305.The idea of universal free primary education is very old and due to expanded facilities created for accessing primary education, it occupies a central place because of its presumed impact on poverty reduction. The national commitment to education is reflected through implementation of the World Summit for Children Declaration, Jomtien and Dakar Declarations. The major concerns of Bangladesh child education are: pre-school attendance and school readiness, dropout rate, gender parity and equity, and a challenge to attain better quality of education.
Preschool and early childhood development
306.The MICS 2006 shows that only slightly below 15 percent children aged 36-59 months were attending pre-school.

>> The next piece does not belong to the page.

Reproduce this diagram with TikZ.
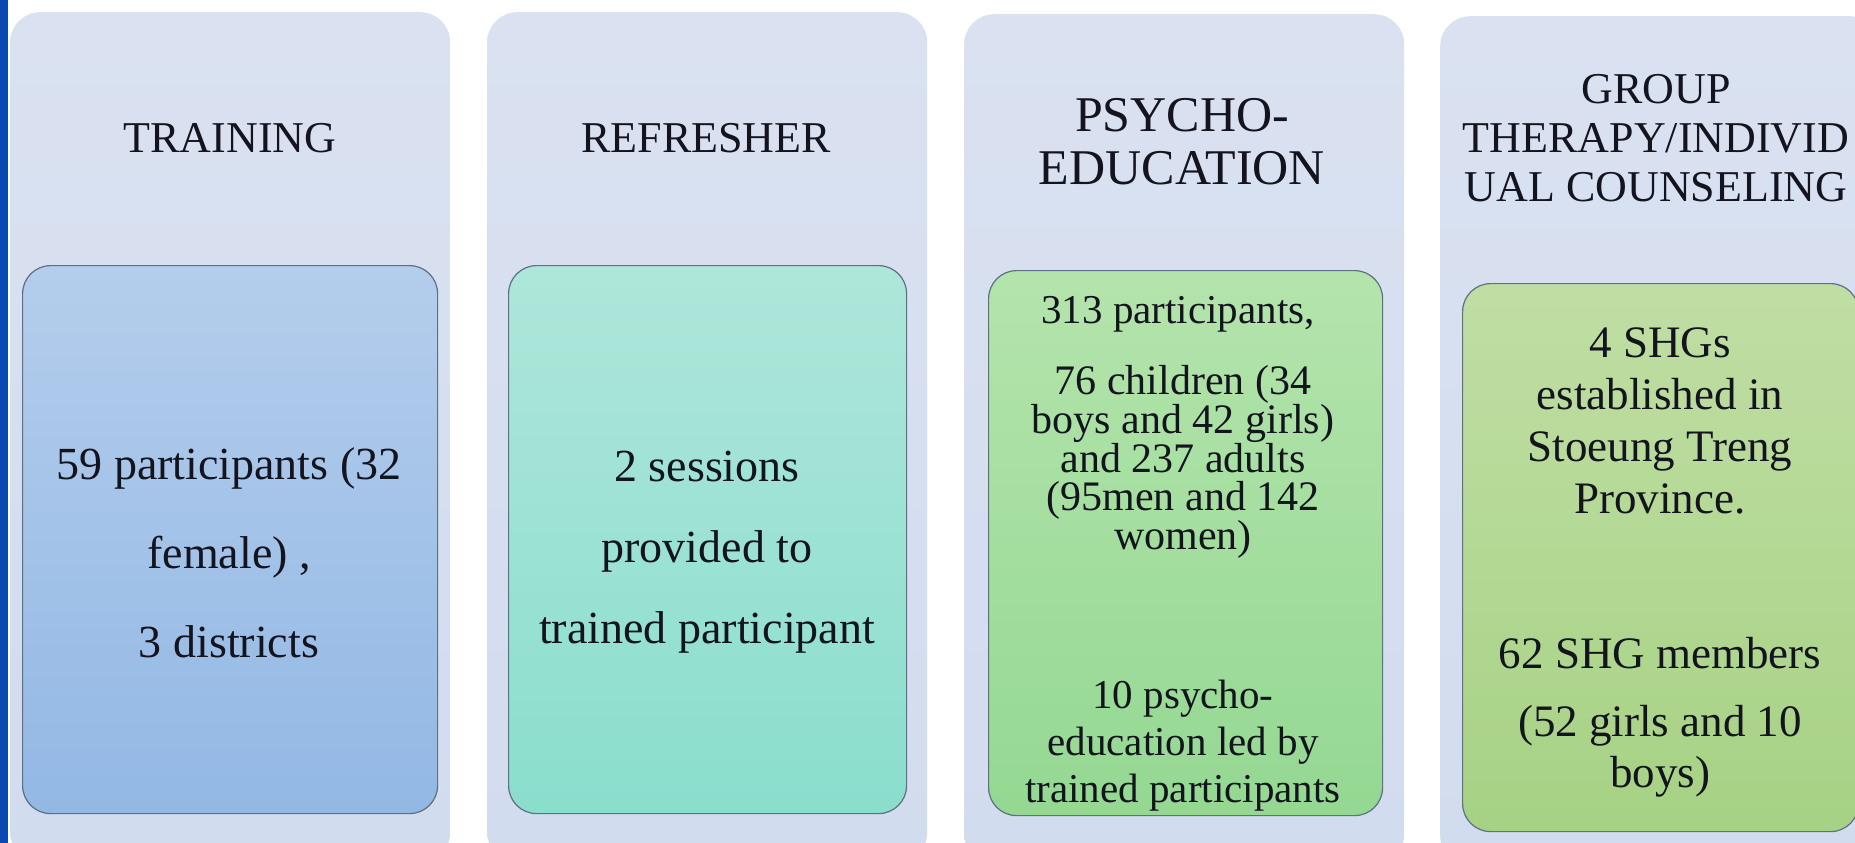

Urban-rural and regional differentials are not so significant, 12.0 percent in urban areas, compared to 16 percent in rural areas. Among children aged 36‑59 months, attendance to pre-school is highest in Khulna division (17 percent), and lowest in Rajshahi division (10 percent). Slightly more girls attend pre-school compared to boys. Differentials by socioeconomic status are not significant but in terms of mother’s education it is quite noteworthy. In case of mothers having no education, only 11 percent of children attend pre‑school while in case of mothers having secondary education or higher, the rate goes up to 20 percent.